____ Provided entries

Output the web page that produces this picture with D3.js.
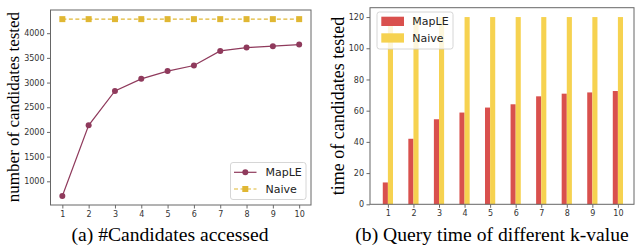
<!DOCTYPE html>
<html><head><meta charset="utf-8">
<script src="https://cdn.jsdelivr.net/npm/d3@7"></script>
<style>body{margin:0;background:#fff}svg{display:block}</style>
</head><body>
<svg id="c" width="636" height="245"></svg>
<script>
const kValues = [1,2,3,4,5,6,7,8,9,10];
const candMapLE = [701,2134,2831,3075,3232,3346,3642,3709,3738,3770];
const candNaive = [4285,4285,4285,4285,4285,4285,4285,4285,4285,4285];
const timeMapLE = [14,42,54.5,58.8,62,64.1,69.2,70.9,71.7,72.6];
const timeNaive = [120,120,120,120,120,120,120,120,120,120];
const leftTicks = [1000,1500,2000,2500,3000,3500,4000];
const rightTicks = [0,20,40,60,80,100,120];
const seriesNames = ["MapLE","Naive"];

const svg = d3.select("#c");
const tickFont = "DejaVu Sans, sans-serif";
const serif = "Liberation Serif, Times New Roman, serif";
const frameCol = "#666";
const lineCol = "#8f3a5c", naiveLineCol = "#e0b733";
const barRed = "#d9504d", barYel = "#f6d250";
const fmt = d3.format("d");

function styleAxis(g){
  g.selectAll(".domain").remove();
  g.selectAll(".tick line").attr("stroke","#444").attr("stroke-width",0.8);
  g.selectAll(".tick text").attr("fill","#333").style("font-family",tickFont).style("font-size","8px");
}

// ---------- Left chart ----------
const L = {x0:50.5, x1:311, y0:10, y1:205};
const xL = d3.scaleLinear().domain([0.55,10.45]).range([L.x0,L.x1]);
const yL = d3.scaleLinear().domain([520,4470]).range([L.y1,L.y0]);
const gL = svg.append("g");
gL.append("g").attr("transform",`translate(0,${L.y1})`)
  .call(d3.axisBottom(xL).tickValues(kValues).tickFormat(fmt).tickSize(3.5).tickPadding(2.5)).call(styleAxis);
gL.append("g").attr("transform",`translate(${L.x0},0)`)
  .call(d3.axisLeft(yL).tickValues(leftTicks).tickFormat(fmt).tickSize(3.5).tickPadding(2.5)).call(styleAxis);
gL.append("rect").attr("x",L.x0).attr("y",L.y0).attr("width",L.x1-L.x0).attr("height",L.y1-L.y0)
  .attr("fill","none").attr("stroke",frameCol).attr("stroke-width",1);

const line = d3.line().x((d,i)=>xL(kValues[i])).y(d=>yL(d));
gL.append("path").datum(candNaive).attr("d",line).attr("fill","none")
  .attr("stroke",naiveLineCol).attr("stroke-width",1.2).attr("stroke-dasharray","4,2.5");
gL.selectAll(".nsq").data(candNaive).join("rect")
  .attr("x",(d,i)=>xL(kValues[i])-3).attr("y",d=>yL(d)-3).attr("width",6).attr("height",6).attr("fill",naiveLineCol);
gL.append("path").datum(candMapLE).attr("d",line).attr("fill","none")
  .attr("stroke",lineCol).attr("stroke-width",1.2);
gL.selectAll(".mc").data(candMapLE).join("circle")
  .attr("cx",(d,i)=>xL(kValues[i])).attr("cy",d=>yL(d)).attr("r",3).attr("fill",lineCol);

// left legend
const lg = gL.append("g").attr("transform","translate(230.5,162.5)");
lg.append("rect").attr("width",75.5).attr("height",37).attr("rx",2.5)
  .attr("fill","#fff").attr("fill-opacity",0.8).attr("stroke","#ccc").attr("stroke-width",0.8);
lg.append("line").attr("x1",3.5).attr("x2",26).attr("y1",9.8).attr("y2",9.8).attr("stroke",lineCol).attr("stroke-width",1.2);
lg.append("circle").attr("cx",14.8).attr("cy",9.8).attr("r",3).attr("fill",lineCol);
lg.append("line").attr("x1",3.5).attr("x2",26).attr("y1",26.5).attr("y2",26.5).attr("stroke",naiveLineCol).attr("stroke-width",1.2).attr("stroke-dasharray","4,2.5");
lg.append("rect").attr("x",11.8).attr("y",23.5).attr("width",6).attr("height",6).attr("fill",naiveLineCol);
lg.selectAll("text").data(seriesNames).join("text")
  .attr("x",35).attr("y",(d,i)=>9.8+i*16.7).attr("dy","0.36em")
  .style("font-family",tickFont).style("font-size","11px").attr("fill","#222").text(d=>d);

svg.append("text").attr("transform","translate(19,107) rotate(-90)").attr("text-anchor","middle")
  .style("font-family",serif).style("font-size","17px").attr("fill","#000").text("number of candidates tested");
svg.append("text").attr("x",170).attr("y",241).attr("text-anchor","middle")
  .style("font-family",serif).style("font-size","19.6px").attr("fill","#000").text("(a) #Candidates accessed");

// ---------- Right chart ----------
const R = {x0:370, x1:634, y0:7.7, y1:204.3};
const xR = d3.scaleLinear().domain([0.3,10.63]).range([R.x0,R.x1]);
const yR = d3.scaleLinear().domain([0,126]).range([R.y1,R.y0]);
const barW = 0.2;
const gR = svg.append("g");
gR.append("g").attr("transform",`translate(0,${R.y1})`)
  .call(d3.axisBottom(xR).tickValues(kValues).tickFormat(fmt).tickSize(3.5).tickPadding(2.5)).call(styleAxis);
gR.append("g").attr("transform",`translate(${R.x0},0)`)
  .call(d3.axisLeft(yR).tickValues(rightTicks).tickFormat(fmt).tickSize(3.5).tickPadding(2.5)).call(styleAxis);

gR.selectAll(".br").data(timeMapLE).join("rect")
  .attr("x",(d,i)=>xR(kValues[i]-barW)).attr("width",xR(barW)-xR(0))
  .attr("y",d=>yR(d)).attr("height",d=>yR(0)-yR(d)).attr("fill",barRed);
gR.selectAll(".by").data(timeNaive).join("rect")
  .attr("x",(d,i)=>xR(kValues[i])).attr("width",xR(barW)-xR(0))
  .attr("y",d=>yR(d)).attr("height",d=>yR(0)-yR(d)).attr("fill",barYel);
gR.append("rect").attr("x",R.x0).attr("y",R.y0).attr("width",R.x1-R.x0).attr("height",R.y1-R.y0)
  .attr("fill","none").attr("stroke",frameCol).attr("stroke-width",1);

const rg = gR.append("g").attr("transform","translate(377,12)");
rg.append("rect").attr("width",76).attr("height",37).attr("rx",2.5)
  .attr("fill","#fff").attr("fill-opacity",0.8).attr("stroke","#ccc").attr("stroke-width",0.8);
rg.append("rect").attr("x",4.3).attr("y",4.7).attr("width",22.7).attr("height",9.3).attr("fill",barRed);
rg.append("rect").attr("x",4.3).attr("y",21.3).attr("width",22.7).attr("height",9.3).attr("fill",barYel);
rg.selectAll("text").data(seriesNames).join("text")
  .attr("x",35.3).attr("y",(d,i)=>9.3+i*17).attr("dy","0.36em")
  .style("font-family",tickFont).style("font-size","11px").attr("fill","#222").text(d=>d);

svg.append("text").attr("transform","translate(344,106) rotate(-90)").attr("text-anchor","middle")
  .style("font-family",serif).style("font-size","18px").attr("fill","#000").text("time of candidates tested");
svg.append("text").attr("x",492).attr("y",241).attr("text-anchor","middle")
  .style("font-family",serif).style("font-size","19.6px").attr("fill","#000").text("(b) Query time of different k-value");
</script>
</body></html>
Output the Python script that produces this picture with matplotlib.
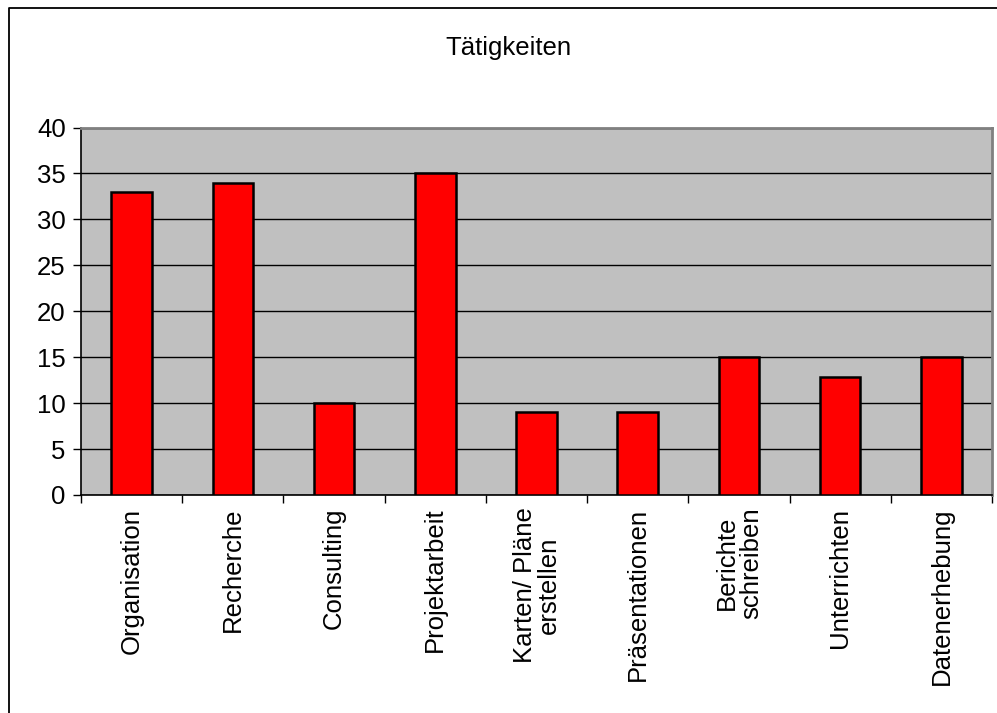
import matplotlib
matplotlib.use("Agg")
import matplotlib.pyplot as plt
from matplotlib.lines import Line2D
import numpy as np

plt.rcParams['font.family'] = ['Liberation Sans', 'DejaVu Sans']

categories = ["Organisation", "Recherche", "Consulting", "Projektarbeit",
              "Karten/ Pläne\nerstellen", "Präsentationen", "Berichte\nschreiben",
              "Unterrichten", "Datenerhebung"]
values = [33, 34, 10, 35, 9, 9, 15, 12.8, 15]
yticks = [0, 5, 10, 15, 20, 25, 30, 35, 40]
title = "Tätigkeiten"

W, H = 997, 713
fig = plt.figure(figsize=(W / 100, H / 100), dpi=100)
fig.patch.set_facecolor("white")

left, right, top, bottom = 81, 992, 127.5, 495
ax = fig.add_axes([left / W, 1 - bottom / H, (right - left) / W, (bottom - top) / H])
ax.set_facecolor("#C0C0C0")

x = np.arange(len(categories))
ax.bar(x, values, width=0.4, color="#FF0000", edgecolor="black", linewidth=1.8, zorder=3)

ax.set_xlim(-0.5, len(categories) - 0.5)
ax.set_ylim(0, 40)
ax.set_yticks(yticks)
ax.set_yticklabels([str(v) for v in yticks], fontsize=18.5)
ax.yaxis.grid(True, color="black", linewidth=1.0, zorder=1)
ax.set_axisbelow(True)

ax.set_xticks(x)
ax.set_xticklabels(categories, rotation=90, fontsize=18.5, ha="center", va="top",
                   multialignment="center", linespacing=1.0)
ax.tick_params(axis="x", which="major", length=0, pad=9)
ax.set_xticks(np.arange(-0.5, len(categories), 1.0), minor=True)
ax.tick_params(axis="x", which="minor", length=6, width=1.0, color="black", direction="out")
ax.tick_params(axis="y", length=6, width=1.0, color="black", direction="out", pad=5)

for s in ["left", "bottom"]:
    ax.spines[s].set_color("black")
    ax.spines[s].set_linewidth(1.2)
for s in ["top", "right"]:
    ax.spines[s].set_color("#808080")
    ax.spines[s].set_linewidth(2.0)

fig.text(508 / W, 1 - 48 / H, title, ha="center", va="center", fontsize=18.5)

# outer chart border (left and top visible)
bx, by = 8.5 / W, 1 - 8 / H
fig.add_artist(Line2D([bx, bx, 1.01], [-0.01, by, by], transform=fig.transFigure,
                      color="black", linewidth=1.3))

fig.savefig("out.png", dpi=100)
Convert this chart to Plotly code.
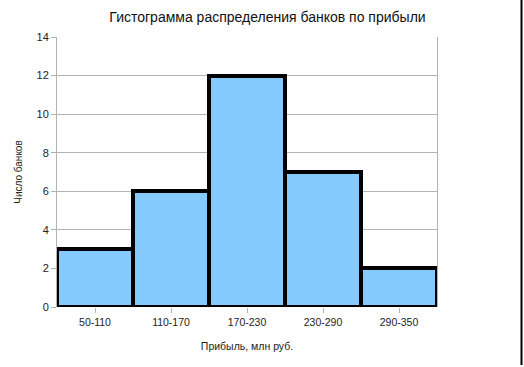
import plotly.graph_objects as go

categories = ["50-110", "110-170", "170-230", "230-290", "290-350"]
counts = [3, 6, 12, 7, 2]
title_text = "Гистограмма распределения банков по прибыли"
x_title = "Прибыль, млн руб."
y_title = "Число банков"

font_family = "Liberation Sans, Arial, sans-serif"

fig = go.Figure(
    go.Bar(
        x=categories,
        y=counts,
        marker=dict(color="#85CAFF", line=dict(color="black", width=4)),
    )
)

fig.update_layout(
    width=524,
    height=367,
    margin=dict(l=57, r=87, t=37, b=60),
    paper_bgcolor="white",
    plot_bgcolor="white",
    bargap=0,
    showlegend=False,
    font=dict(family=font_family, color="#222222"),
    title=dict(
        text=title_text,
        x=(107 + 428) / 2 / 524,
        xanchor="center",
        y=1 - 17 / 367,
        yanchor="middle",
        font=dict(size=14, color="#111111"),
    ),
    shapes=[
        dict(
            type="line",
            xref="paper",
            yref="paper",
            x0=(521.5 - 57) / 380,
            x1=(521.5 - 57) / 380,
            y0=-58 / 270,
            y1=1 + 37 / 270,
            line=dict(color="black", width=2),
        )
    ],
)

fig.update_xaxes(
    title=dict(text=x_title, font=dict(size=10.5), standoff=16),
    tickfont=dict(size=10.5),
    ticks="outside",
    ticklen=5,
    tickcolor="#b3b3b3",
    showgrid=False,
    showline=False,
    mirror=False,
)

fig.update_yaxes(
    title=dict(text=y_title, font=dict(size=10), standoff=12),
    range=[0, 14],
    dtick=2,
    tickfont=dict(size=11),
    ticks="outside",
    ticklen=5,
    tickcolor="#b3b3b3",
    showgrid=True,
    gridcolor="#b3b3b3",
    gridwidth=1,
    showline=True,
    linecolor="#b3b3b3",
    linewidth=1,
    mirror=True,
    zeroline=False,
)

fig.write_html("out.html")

________

§ **Task details**
The copy should hold exactly the lines from the line with "Output the Python" to the line with "ax.set_axisbelow(True)", both ends in, set down without any pictures and with nothing added.

§ **Result of this exercise**
Output the Python script that produces this picture with matplotlib.
import matplotlib
matplotlib.use("Agg")
import matplotlib.pyplot as plt
from matplotlib.lines import Line2D
import numpy as np

plt.rcParams['font.family'] = ['Liberation Sans', 'DejaVu Sans']

categories = ["Organisation", "Recherche", "Consulting", "Projektarbeit",
              "Karten/ Pläne\nerstellen", "Präsentationen", "Berichte\nschreiben",
              "Unterrichten", "Datenerhebung"]
values = [33, 34, 10, 35, 9, 9, 15, 12.8, 15]
yticks = [0, 5, 10, 15, 20, 25, 30, 35, 40]
title = "Tätigkeiten"

W, H = 997, 713
fig = plt.figure(figsize=(W / 100, H / 100), dpi=100)
fig.patch.set_facecolor("white")

left, right, top, bottom = 81, 992, 127.5, 495
ax = fig.add_axes([left / W, 1 - bottom / H, (right - left) / W, (bottom - top) / H])
ax.set_facecolor("#C0C0C0")

x = np.arange(len(categories))
ax.bar(x, values, width=0.4, color="#FF0000", edgecolor="black", linewidth=1.8, zorder=3)

ax.set_xlim(-0.5, len(categories) - 0.5)
ax.set_ylim(0, 40)
ax.set_yticks(yticks)
ax.set_yticklabels([str(v) for v in yticks], fontsize=18.5)
ax.yaxis.grid(True, color="black", linewidth=1.0, zorder=1)
ax.set_axisbelow(True)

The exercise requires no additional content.